Biogen has a new R&D leader, announcing Tuesday that Michael Ehlers will leave on Oct. 11 and, effective immediately, pass his duties on to Chief Medical Officer Alfred Sandrock. Ehlers is heading to Apple Tree Investors, a life sciences fund where he’ll serve as chief scientific officer and, for a portfolio company called Limelight Bio, CEO.While the early days of Ehlers’ three-year stint were marked by the approval of Spinraza, Biogen’s now-blockbuster spinal muscular atrophy drug, recent clinical setbacks have cost the company billions of dollars in market value. Most notable is the failure of its prized Alzheimer’s disease drug, aducanumab.According to a company release, Sandrock will continue to serve as chief medical officer in addition to taking on the executive vice president of R&D role. Sandrock has been with the company for 20 years.

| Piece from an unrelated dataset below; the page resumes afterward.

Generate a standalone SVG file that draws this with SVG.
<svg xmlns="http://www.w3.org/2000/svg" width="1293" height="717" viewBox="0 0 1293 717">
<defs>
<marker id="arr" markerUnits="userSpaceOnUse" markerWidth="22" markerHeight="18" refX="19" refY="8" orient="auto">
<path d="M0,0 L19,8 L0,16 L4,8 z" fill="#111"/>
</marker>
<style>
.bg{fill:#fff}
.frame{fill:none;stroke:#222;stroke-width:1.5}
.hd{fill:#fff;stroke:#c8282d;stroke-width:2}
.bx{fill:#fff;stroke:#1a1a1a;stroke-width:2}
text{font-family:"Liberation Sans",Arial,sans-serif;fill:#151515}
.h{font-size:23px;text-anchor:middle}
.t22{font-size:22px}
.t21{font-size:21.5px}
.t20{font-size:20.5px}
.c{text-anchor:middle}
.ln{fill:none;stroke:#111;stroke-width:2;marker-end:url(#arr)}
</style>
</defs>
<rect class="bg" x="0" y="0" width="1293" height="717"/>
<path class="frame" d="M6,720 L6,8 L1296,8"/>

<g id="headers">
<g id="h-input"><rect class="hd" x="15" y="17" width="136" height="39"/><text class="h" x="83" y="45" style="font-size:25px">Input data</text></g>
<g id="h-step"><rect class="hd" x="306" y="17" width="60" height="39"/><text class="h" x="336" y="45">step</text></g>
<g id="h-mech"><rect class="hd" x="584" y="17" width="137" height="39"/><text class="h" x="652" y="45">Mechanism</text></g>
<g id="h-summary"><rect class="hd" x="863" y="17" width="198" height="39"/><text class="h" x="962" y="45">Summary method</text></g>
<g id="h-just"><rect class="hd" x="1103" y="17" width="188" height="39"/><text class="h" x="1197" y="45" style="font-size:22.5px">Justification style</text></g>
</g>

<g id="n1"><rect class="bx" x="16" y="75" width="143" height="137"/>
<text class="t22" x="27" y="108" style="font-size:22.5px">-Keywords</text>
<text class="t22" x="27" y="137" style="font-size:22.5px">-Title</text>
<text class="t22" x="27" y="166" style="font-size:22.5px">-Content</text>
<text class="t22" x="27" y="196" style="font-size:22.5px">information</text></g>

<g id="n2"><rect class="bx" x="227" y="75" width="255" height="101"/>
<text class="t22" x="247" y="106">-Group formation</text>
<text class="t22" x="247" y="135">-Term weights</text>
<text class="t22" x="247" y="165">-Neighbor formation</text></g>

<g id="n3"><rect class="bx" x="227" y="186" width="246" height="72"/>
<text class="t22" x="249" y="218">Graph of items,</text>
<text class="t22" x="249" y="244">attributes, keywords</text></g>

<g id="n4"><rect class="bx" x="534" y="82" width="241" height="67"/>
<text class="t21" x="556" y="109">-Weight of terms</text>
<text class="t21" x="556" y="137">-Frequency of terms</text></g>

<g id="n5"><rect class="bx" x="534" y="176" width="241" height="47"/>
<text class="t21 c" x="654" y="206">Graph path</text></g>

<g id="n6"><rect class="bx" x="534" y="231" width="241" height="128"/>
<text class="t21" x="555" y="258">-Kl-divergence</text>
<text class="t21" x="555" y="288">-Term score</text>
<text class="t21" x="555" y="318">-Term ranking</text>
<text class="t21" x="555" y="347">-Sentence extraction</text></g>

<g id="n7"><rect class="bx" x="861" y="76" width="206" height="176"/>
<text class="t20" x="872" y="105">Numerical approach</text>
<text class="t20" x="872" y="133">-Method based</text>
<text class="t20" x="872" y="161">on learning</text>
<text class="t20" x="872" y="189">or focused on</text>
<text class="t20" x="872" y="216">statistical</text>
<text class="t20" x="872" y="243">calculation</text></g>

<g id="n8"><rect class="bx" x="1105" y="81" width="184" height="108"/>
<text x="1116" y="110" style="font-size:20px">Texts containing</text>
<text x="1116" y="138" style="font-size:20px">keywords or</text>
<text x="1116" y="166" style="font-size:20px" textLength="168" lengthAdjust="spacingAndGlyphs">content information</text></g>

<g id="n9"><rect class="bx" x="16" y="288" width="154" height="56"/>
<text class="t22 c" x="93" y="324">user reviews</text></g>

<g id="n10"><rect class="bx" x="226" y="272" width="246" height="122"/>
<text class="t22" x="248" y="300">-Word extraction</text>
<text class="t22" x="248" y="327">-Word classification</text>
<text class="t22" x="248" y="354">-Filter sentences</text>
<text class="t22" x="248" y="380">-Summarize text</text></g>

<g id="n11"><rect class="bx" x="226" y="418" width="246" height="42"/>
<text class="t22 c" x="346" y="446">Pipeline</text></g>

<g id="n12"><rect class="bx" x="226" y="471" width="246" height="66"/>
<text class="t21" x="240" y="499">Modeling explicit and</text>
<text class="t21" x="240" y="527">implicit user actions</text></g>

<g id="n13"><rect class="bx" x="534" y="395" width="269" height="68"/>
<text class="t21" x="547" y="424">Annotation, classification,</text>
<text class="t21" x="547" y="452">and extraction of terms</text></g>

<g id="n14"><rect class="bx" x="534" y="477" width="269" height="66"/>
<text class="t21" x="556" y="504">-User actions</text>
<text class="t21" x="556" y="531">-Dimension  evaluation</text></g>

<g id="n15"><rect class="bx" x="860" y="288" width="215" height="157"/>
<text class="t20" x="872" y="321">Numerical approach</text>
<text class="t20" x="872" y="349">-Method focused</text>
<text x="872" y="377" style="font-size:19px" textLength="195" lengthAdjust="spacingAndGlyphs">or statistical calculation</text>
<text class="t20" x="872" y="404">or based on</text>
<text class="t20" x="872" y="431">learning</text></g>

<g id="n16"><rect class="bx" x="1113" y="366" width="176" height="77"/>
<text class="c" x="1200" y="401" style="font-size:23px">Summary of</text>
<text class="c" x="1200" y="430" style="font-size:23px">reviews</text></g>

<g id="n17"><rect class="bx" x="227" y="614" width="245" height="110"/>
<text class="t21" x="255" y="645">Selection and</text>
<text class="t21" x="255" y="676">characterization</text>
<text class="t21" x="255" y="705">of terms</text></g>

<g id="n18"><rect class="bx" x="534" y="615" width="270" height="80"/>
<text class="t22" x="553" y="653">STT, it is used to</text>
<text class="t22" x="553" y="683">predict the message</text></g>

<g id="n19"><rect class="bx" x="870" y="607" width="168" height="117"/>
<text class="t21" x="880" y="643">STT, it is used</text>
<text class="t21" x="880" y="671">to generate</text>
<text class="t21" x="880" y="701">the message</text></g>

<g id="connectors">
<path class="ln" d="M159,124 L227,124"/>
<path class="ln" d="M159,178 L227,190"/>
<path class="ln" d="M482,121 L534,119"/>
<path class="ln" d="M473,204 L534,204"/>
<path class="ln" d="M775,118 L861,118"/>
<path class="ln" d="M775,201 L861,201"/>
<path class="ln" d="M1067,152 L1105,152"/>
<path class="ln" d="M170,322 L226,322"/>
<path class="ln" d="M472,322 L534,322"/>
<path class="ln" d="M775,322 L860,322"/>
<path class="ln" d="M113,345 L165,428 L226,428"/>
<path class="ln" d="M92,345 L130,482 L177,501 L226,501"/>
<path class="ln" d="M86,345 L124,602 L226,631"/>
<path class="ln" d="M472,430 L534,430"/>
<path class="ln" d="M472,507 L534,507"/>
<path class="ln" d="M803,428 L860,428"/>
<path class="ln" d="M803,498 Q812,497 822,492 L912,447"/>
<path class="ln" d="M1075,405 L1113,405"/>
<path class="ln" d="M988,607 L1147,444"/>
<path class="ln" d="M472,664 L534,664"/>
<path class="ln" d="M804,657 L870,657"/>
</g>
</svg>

Ehlers saw first hand the high risk, high reward nature of Biogen’s business, though his departure comes at a time when the risks have dominated.

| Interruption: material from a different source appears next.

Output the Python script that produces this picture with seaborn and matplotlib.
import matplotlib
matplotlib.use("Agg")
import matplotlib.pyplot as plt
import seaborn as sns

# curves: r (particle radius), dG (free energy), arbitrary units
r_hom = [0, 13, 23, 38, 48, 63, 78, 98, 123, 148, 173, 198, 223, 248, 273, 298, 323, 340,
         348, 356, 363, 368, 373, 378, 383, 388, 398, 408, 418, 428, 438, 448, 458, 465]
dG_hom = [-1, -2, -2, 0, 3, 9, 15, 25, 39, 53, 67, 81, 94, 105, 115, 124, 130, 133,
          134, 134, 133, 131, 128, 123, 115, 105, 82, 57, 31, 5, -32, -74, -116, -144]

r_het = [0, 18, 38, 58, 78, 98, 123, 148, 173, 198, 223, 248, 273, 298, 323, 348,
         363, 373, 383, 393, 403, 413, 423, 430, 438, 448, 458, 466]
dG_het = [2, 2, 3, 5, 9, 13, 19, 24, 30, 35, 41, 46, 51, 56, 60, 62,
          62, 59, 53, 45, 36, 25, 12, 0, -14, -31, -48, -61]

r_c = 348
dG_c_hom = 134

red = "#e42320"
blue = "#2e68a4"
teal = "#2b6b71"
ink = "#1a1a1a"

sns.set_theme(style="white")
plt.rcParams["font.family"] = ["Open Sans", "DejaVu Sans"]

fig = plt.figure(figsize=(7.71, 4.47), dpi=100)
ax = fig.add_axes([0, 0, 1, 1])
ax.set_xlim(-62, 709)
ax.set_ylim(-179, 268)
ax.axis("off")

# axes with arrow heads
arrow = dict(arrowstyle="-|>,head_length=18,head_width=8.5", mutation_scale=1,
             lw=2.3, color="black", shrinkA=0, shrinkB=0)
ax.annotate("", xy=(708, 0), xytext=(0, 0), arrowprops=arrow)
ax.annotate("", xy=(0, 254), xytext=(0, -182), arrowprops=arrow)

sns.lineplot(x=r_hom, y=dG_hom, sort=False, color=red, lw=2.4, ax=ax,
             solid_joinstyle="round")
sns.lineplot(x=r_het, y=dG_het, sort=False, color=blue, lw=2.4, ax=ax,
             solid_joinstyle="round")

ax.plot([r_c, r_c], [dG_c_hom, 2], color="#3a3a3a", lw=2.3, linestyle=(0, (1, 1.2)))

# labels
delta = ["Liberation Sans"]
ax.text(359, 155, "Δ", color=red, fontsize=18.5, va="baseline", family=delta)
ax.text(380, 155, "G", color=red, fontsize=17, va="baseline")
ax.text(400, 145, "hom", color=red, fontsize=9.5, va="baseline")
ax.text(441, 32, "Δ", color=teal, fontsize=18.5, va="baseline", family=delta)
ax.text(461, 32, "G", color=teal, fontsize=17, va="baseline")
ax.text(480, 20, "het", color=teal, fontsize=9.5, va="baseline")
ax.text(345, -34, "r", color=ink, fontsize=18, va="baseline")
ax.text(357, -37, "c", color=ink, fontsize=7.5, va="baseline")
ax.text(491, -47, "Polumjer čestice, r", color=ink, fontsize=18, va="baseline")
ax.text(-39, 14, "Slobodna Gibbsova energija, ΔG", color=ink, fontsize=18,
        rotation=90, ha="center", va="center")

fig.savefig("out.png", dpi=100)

Biogen operates in the complex world of neuroscience drugs, which have a poor track record in the clinic. While the company found success in multiple sclerosis and spinal muscular atrophy, its work in Alzheimer’s, pain and stroke hasn’t been so fruitful.
In March, Biogen suffered its biggest failure yet. The company lost more than $20 billion in market capitalization on news that it was halting late-stage studies of aducanumab — an Alzheimer’s drug that, at least by Wall Street estimates, was far and away its most valuable pipeline asset.
More recently, Biogen scrapped studies for another experimental Alzheimer’s drug, elenbecestat, and an idiopathic pulmonary fibrosis treatment known as BG00011.
The failures have put pressure on Biogen to diversify. By July, company leadership was telling investors that immunology and ophthalmology would be areas of focus moving forward, bolstered by two experimental lupus drugs and the acquisition of gene therapy developer Nightstar Therapeutics.
Still, investors seem to want more business development that would fill and de-risk Biogen’s pipeline.
RBC Capital Markets analyst Brian Abrahams wrote in an Oct. 1 note to clients that, while Biogen’s R&D is in good hands with Sandrock, the departure of Ehlers won’t do much to quell shareholder concerns.
“We believe the departure of a key member of [management] and a face of the company is a loss, and will likely also continue Street skepticism around their riskier, near-term data readouts,” he wrote.
“Additionally, we believe that as the head of R&D, he likely played a meaningful role in BD discussions, and that his departure may further complicate their efforts to vet and bring in new technologies and opportunities so important for [Biogen’s] revenue sustainability.”
Investors appear to have apprehensions too. Biogen shares were down about 1.5% by noon Tuesday.
Ehlers came to Biogen in 2016 after six years at Pfizer, where he held high-level roles in the pharma giant’s neuroscience and pain research unit. In a statement, Ehlers said it “is the right time to pass the baton” at Biogen.
He’s now off to Apple Tree and Limelight Bio, a biotech working on gene therapies for inherited diseases of the brain, eye, liver and muscle. Limelight’s R&D includes “treatments for diseases that cannot be addressed by current gene therapy methods,” according to an Oct. 1 release.
Aside from Ehlers and Sandrock, Biogen announced that it appointed Alphonse Galdes, who joined Biogen in 1995, to head of pharmaceutical operations and technology. Galdes most recently served as senior vice president of asset development and portfolio management, starting in November 2015.